Discussion Questions: "The Sunlight on the Garden" by Louis MacNeice
- Close reading – opening paradox: MacNeice opens with an image of sunlight that hardens and grows cold rather than warming or comforting. How does this contradiction subvert expectations about beauty, and what does it suggest about the speaker's relationship with the present moment? (AQA AO2: language and structure; AP close reading)
- Symbol – the net of gold: The poem conjures the image of trying to trap a golden minute in a net. Why might MacNeice have chosen gold — a substance too rigid and inflexible to form a net — as the material for this impossible act of capture? What does the choice reveal about the nature of the joy we try to hold onto? (IB guiding question: how does imagery convey meaning?)
- Theme – freedom and its limits: The poem's most exhilarating passage describes a moment of flight and open-sky freedom, yet this moment is framed by the knowledge that it cannot last. How does MacNeice present freedom as inseparable from loss? Does the poem suggest freedom is more valuable because it is fleeting? (AQA AO3: theme and context)
- Symbol – the garden: Gardens carry centuries of literary and cultural resonance as spaces of pleasure, paradise, and even innocence. How does MacNeice employ the garden in this poem to represent a broader "good life," and in what ways does the poem suggest that life is already slipping away even as it is being enjoyed? (IB literary convention; AP intertextual awareness)
- Tone – elegiac restraint: The tone has been described as "subtly elegiac — sad but not self-pitying." How does MacNeice use formal elements — the tight rhyme scheme, short lines, and controlled structure — to prevent the poem's grief from tipping into sentimentality? What is the emotional effect of this restraint on the reader? (AQA AO2: form and structure)
- Historical/biographical context: Written around 1937, the poem emerges from a moment of both personal upheaval (the breakdown of MacNeice's marriage) and political crisis (the growing threat of war in Europe). To what extent do you read "The Sunlight on the Garden" as a private meditation on loss, and to what extent as a collective elegy for a world on the brink of collapse? Can both interpretations coexist? (AQA AO3/IB context; AP synthesis)
- Symbol – church bells and time: The bells in the poem function as reminders of time's relentless advance and of inevitable responsibilities, including mortality. How does MacNeice position human joy in relation to these external, institutional markers of time? Does the poem resist or accept their authority? (AP close reading; IB authorial intent)
- Structure – repetition and the refrain: The phrase "hardening and growing cold" reappears at the poem's close, this time referring not only to sunlight but to the speaker and the moment itself. How does this structural repetition change or deepen the meaning of the phrase on its second appearance? What does it suggest about how the poem understands time and transformation? (AQA AO2: structure; AP close reading)

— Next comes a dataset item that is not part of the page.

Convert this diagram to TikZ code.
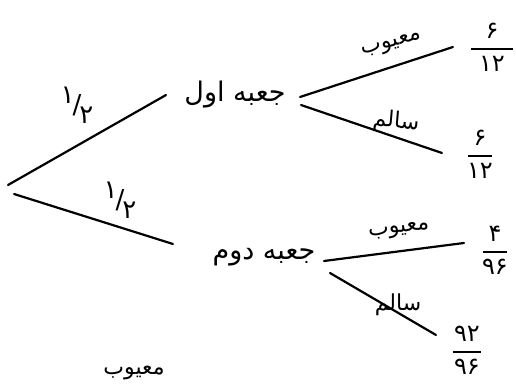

- Theme – memory vs. the present: The poem moves between vivid sensory experience and a backward-looking, summary register ("when all is told"). How does MacNeice negotiate the tension between living in the moment and already treating that moment as something to be remembered and mourned? (IB guiding question: how does voice shape meaning?)
- Authorial intent – the "Generation of '37": MacNeice belonged to a circle of politically conscious poets who felt they were living on borrowed time. How might awareness of this literary and historical fellowship shape a reading of "The Sunlight on the Garden"? Does knowing the poem speaks for a generation as well as an individual alter your interpretation of its final note of acceptance rather than defiance? (AQA AO3; IB context and authorial purpose)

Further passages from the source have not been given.